The summer has started dry and dusty for many areas west of the Missouri River, and with government forecasters expecting it to continue through the end of the summer, could there be another Dust Bowl brewing?
A study out of the journal Aeolian Research suggests that the American West could be facing the return of the Dust Bowl. National Geographic reports in an article here that drought and high winds are causing more dust storms than usual, but researchers also blame off-road vehicle use, oil and gas development, grazing and urban and rural development.
In the study, a team of researchers calculated the “amount of dust blowing across the United States by estimating the amount of calcium-containing dust particles colliding with water droplets in the atmosphere.” When they collide, more rain falls and more calcium is deposited on the ground.
Researchers found during the 17-year study period that these deposits increased throughout the West. One of the impacts related to having more dust in the air: dust storms.

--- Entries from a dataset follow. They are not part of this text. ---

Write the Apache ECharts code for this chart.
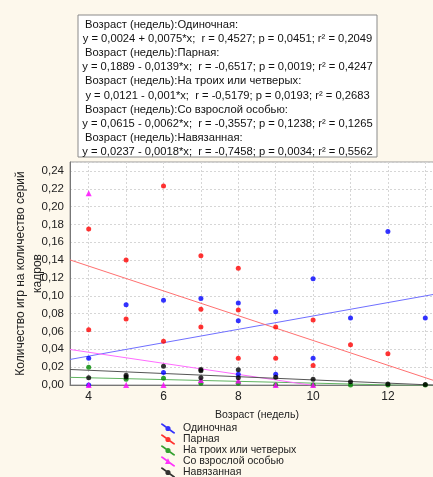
<!DOCTYPE html>
<html>
<head>
<meta charset="utf-8">
<script src="https://cdn.jsdelivr.net/npm/echarts@6/dist/echarts.min.js"></script>
<style>
  html, body { margin: 0; padding: 0; background: #fdf8ec; }
  #chart { width: 433px; height: 477px; }
</style>
</head>
<body>
<div id="chart"></div>
<script>
// Series names (legend order)
const seriesNames = ['Одиночная', 'Парная', 'На троих или четверых', 'Со взрослой особью', 'Навязанная'];

// Observations: [age in weeks, plays per frame series]
const singlePts = [
  [4, 0.030], [4, 0.000], [5, 0.090], [6, 0.095], [6, 0.014], [7, 0.097],
  [8, 0.092], [8, 0.072], [8, 0.012], [9, 0.082], [9, 0.012], [10, 0.119],
  [10, 0.030], [11, 0.075], [12, 0.172], [13, 0.075]
];
const pairPts = [
  [4, 0.175], [4, 0.062], [5, 0.140], [5, 0.074], [6, 0.223], [6, 0.049],
  [7, 0.145], [7, 0.085], [7, 0.065], [8, 0.131], [8, 0.084], [8, 0.030],
  [9, 0.065], [9, 0.030], [10, 0.073], [10, 0.022], [11, 0.045], [12, 0.035]
];
const groupPts = [
  [4, 0.020], [5, 0.0064], [6, 0.0075], [7, 0.002], [8, 0.002],
  [9, 0.000], [10, 0.000], [11, 0.000], [12, 0.000], [13, 0.000]
];
const adultPts = [
  [4, 0.215], [4, 0.000], [5, 0.000], [6, 0.000], [7, 0.0056], [8, 0.005],
  [9, 0.000], [10, 0.000]
];
const imposedPts = [
  [4, 0.008], [5, 0.011], [5, 0.009], [6, 0.021], [7, 0.0175], [7, 0.016],
  [7, 0.008], [8, 0.017], [8, 0.008], [9, 0.0086], [10, 0.0064], [11, 0.0037],
  [12, 0.001], [13, 0.0005]
];

// Linear fits y = a + b*x and their statistics
const intercepts = [0.0024, 0.1889, 0.0121, 0.0615, 0.0237];
const slopes     = [0.0075, -0.0139, -0.001, -0.0062, -0.0018];
const rValues    = ['0,4527', '-0,6517', '-0,5179', '-0,3557', '-0,7458'];
const pValues    = ['0,0451', '0,0019', '0,0193', '0,1238', '0,0034'];
const r2Values   = ['0,2049', '0,4247', '0,2683', '0,1265', '0,5562'];

// Axis ticks
const xRange = [3.5, 13.5];
const xGridTicks = [4, 5, 6, 7, 8, 9, 10, 11, 12, 13];
const xLabelTicks = [4, 6, 8, 10, 12];

const pointColors = ['#0000ff', '#ff0000', '#008a00', '#ff00ff', '#000000'];
const lineColors  = ['#6f6fff', '#ff7070', '#5fb35f', '#ff6bff', '#555555'];
const symbols     = ['circle', 'circle', 'circle', 'triangle', 'circle'];
const allPts = [singlePts, pairPts, groupPts, adultPts, imposedPts];

const FONT = '"Liberation Sans", Arial, sans-serif';
const comma = v => String(v).replace('.', ',');

// Equation text block
const textLines = [];
seriesNames.forEach((name, i) => {
  const b = slopes[i];
  const eq = 'y = ' + comma(intercepts[i]) + (b < 0 ? ' - ' : ' + ') + comma(Math.abs(b)) +
    '*x;  r = ' + rValues[i] + '; p = ' + pValues[i] + '; r² = ' + r2Values[i];
  textLines.push({ text: 'Возраст (недель):' + name + ':', header: true });
  textLines.push({ text: eq, header: false });
});

const box = { x: 78, y: 15, w: 299, h: 142 };
const graphicEls = [{
  type: 'rect',
  shape: { x: box.x, y: box.y, width: box.w, height: box.h },
  style: { fill: '#ffffff', stroke: '#8a8a8a', lineWidth: 1 },
  z: 10
}];
textLines.forEach((ln, k) => {
  graphicEls.push({
    type: 'text',
    x: ln.header ? box.x + 7 : box.x + box.w / 2,
    y: 25 + k * 14.1,
    style: {
      text: ln.text,
      font: '11.2px ' + FONT,
      fill: '#111',
      align: ln.header ? 'left' : 'center',
      verticalAlign: 'middle'
    },
    z: 11
  });
});

// Legend icons: a slanted line with the point marker on it
const iconLine = 'M0,0 L1.6,0 L14,8.9 L14,10 L12.4,10 L0,1.1 Z ';
const iconCircle = 'M9.6,5 A2.6,2.6 0 1 1 4.4,5 A2.6,2.6 0 1 1 9.6,5 Z';
const iconTri = 'M7,1.8 L10,7.6 L4,7.6 Z';

const series = [];
seriesNames.forEach((name, i) => {
  series.push({
    name: name,
    type: 'scatter',
    data: allPts[i],
    symbol: symbols[i],
    symbolSize: symbols[i] === 'triangle' ? 6 : 5,
    itemStyle: { color: pointColors[i] },
    z: 5
  });
});
seriesNames.forEach((name, i) => {
  series.push({
    name: name + ' fit',
    type: 'line',
    data: xRange.map(x => [x, intercepts[i] + slopes[i] * x]),
    symbol: 'none',
    lineStyle: { color: lineColors[i], width: 1 },
    clip: true,
    silent: true,
    z: 3
  });
});

const chart = echarts.init(document.getElementById('chart'), null, { renderer: 'canvas' });
chart.setOption({
  backgroundColor: '#fdf8ec',
  animation: false,
  textStyle: { fontFamily: FONT },
  grid: {
    left: 70, top: 162, right: -11, bottom: 92,
    outerBoundsMode: 'none',
    containLabel: false,
    show: true, backgroundColor: '#ffffff', borderColor: '#9a9a9a', borderWidth: 1
  },
  xAxis: {
    type: 'value',
    min: xRange[0], max: xRange[1],
    name: 'Возраст (недель)',
    nameLocation: 'middle',
    nameGap: 25,
    nameMoveOverlap: false,
    nameTextStyle: { fontSize: 10.5, color: '#222', fontFamily: FONT },
    axisLine: { show: true, lineStyle: { color: '#777' } },
    axisTick: { show: false, customValues: xGridTicks },
    axisLabel: { customValues: xLabelTicks, fontSize: 12, color: '#222', margin: 6, fontFamily: FONT },
    splitLine: { show: true, lineStyle: { color: '#d6d6d6', type: [2, 2] } }
  },
  yAxis: {
    type: 'value',
    min: 0, max: 0.25, interval: 0.02,
    name: 'Количество игр на количество серий\nкадров',
    nameLocation: 'middle',
    nameGap: 24,
    nameMoveOverlap: false,
    nameTextStyle: { fontSize: 12, color: '#222', lineHeight: 17, fontFamily: FONT },
    axisLine: { show: true, lineStyle: { color: '#777' } },
    axisTick: { show: false },
    axisLabel: {
      fontSize: 11.5, color: '#222', margin: 6, fontFamily: FONT,
      showMaxLabel: false,
      formatter: v => v.toFixed(2).replace('.', ',')
    },
    splitLine: { show: true, lineStyle: { color: '#d6d6d6', type: [2, 2] } }
  },
  legend: {
    orient: 'vertical',
    left: 161, top: 423,
    height: 80,
    padding: 0,
    itemWidth: 14, itemHeight: 10,
    itemGap: 0,
    textStyle: { fontSize: 10.5, color: '#222', fontFamily: FONT, padding: [0, 0, 0, 3] },
    data: seriesNames.map((n, i) => ({
      name: n,
      icon: 'path://' + iconLine + (symbols[i] === 'triangle' ? iconTri : iconCircle)
    }))
  },
  graphic: graphicEls,
  series: series
});
</script>
</body>
</html>
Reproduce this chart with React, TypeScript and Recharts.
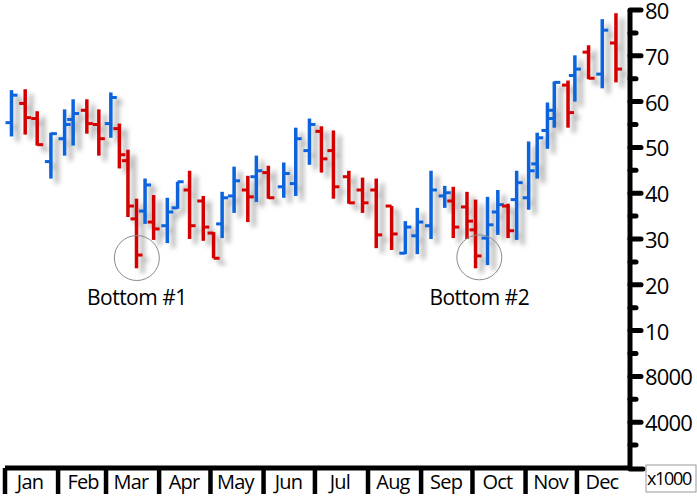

Weather.com’s Digital Meteorologist Nick Wiltgen also looked into the possibility of the return of the Dust Bowl, further noting that “under the right circumstances, say the Ogallala Aquifer gets overdrawn or climate change reduces snowmelt for the Platte and Arkansas rivers and farming halts in the High Plains, it could happen.”
However, Wiltgen points that it would be on a smaller scale than the 1930s.
“Considering the Dust Bowl was a combination of human action with natural conditions, I think it will be a long time before we see another one,” Wiltgen reassures. “It would take a fairly dramatic shift in the way land is managed in this country—or an extraordinarily severe and prolonged drought.”